##### Provided data
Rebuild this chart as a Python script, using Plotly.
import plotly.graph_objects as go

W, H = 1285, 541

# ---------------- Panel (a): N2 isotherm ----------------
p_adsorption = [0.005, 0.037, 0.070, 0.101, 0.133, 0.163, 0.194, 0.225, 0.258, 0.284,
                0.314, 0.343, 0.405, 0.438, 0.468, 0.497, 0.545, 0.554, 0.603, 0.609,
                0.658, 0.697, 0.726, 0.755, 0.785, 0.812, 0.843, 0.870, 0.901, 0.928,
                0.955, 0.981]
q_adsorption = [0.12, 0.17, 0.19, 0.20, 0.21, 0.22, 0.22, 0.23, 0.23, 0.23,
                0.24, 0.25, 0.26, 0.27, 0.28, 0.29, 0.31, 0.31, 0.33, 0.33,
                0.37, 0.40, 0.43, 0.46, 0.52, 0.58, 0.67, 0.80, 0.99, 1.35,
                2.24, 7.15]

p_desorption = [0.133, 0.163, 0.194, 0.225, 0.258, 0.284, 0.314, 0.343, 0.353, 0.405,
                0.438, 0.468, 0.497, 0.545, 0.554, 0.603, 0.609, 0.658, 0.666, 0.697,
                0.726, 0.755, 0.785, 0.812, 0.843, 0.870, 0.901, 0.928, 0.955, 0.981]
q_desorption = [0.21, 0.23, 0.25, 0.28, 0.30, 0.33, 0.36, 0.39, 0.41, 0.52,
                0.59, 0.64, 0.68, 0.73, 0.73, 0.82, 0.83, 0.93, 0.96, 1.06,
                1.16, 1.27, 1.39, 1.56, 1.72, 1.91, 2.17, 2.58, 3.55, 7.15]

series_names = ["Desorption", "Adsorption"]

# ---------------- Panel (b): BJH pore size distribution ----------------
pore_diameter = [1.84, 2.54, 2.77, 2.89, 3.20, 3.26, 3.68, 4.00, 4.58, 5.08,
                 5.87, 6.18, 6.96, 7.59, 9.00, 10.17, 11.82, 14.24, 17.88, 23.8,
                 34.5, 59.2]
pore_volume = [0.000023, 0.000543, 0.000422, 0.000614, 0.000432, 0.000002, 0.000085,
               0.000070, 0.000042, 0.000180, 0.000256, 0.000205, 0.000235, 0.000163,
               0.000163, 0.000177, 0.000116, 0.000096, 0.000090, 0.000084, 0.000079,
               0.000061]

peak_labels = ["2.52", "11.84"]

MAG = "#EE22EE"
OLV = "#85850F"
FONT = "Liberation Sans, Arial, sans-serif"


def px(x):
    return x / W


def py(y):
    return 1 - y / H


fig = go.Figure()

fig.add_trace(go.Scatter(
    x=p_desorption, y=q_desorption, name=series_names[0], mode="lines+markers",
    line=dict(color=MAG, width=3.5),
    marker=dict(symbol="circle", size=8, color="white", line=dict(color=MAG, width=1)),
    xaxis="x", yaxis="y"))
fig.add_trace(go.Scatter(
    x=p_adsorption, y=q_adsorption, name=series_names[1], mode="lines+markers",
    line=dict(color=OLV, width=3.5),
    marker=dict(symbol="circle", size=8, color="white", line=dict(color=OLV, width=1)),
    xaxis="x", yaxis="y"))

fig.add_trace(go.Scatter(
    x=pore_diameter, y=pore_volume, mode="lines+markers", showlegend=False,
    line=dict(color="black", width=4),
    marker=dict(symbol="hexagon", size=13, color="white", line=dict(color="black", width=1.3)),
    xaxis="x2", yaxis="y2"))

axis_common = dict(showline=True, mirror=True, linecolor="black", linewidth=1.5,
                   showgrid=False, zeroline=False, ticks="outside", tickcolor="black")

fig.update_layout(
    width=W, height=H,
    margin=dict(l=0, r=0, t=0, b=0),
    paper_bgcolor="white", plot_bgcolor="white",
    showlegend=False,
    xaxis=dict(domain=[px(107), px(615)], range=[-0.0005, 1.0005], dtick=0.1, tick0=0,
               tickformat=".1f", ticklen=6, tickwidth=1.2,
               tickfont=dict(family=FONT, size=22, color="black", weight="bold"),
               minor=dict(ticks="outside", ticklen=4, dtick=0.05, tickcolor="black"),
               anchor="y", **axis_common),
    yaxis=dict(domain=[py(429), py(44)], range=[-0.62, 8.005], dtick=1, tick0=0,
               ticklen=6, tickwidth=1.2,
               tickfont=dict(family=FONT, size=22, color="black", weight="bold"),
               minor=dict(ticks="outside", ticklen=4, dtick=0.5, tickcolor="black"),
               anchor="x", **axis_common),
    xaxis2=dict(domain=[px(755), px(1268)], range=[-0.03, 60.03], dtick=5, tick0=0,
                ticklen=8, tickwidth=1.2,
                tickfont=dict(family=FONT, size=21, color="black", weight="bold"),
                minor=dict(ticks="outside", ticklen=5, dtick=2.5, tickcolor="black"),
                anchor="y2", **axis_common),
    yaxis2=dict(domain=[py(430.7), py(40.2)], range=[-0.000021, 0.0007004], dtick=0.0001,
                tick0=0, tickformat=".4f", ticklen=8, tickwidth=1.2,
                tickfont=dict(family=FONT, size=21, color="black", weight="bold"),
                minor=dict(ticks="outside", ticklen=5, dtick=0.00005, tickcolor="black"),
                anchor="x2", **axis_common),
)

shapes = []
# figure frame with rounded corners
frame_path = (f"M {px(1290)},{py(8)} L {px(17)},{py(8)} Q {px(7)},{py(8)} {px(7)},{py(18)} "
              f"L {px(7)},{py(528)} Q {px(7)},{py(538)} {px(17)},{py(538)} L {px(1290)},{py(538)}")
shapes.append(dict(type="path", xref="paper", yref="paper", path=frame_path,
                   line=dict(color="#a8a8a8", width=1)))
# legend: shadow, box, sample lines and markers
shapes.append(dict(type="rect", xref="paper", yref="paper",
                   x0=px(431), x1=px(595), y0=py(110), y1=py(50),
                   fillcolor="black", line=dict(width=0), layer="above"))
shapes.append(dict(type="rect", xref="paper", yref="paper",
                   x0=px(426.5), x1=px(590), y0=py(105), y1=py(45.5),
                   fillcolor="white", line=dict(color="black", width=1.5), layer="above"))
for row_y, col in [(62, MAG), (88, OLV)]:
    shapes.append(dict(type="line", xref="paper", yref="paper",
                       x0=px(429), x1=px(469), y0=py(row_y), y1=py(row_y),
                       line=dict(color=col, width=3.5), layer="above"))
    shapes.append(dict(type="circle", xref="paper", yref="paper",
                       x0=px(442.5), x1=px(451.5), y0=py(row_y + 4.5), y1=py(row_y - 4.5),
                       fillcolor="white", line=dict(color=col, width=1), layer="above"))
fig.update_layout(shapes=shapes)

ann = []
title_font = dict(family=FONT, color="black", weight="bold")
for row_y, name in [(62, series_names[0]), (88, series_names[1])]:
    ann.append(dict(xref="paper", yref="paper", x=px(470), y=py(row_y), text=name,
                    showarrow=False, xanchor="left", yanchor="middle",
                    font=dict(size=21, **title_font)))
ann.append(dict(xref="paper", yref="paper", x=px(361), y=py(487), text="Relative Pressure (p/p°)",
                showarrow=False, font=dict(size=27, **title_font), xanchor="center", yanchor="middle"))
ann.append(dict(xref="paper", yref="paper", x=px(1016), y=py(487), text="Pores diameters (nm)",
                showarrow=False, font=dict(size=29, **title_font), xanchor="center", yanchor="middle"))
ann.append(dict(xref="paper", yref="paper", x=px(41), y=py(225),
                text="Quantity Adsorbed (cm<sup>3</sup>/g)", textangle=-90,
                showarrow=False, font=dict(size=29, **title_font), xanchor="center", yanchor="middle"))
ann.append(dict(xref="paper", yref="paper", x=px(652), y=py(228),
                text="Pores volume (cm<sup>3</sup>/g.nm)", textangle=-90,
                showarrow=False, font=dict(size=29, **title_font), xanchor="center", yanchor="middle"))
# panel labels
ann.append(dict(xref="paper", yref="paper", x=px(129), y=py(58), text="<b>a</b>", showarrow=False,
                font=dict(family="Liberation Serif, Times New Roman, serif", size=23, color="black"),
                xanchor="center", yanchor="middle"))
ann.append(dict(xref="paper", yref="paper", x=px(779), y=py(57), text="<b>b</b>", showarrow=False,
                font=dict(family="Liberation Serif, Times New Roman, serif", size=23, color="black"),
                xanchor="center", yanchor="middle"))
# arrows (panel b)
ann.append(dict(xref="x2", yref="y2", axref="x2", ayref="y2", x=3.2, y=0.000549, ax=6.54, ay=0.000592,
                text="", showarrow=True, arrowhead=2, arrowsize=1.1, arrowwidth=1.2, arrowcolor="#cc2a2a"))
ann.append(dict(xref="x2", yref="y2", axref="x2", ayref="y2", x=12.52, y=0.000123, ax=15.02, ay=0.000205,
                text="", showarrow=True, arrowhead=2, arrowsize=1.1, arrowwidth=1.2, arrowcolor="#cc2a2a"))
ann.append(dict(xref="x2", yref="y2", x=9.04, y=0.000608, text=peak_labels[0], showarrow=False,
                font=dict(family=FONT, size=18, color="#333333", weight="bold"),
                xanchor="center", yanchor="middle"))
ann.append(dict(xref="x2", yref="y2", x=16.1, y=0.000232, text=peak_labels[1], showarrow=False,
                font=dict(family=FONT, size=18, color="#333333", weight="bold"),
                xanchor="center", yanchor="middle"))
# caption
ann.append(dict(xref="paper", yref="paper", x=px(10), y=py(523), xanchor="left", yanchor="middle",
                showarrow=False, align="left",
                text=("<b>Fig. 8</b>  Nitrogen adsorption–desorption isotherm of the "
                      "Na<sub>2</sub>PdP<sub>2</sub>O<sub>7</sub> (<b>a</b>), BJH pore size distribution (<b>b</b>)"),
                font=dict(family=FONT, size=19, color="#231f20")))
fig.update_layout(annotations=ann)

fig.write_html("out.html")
##########
> **The exercise**
Begin with the first line of the data above and, please, print each line exactly until you have printed the line containing "fig = go.Figure()"; print nothing else.

> **Solution for this task**
Rebuild this chart as a Python script, using Plotly.
import plotly.graph_objects as go

W, H = 1285, 541

# ---------------- Panel (a): N2 isotherm ----------------
p_adsorption = [0.005, 0.037, 0.070, 0.101, 0.133, 0.163, 0.194, 0.225, 0.258, 0.284,
                0.314, 0.343, 0.405, 0.438, 0.468, 0.497, 0.545, 0.554, 0.603, 0.609,
                0.658, 0.697, 0.726, 0.755, 0.785, 0.812, 0.843, 0.870, 0.901, 0.928,
                0.955, 0.981]
q_adsorption = [0.12, 0.17, 0.19, 0.20, 0.21, 0.22, 0.22, 0.23, 0.23, 0.23,
                0.24, 0.25, 0.26, 0.27, 0.28, 0.29, 0.31, 0.31, 0.33, 0.33,
                0.37, 0.40, 0.43, 0.46, 0.52, 0.58, 0.67, 0.80, 0.99, 1.35,
                2.24, 7.15]

p_desorption = [0.133, 0.163, 0.194, 0.225, 0.258, 0.284, 0.314, 0.343, 0.353, 0.405,
                0.438, 0.468, 0.497, 0.545, 0.554, 0.603, 0.609, 0.658, 0.666, 0.697,
                0.726, 0.755, 0.785, 0.812, 0.843, 0.870, 0.901, 0.928, 0.955, 0.981]
q_desorption = [0.21, 0.23, 0.25, 0.28, 0.30, 0.33, 0.36, 0.39, 0.41, 0.52,
                0.59, 0.64, 0.68, 0.73, 0.73, 0.82, 0.83, 0.93, 0.96, 1.06,
                1.16, 1.27, 1.39, 1.56, 1.72, 1.91, 2.17, 2.58, 3.55, 7.15]

series_names = ["Desorption", "Adsorption"]

# ---------------- Panel (b): BJH pore size distribution ----------------
pore_diameter = [1.84, 2.54, 2.77, 2.89, 3.20, 3.26, 3.68, 4.00, 4.58, 5.08,
                 5.87, 6.18, 6.96, 7.59, 9.00, 10.17, 11.82, 14.24, 17.88, 23.8,
                 34.5, 59.2]
pore_volume = [0.000023, 0.000543, 0.000422, 0.000614, 0.000432, 0.000002, 0.000085,
               0.000070, 0.000042, 0.000180, 0.000256, 0.000205, 0.000235, 0.000163,
               0.000163, 0.000177, 0.000116, 0.000096, 0.000090, 0.000084, 0.000079,
               0.000061]

peak_labels = ["2.52", "11.84"]

MAG = "#EE22EE"
OLV = "#85850F"
FONT = "Liberation Sans, Arial, sans-serif"


def px(x):
    return x / W


def py(y):
    return 1 - y / H


fig = go.Figure()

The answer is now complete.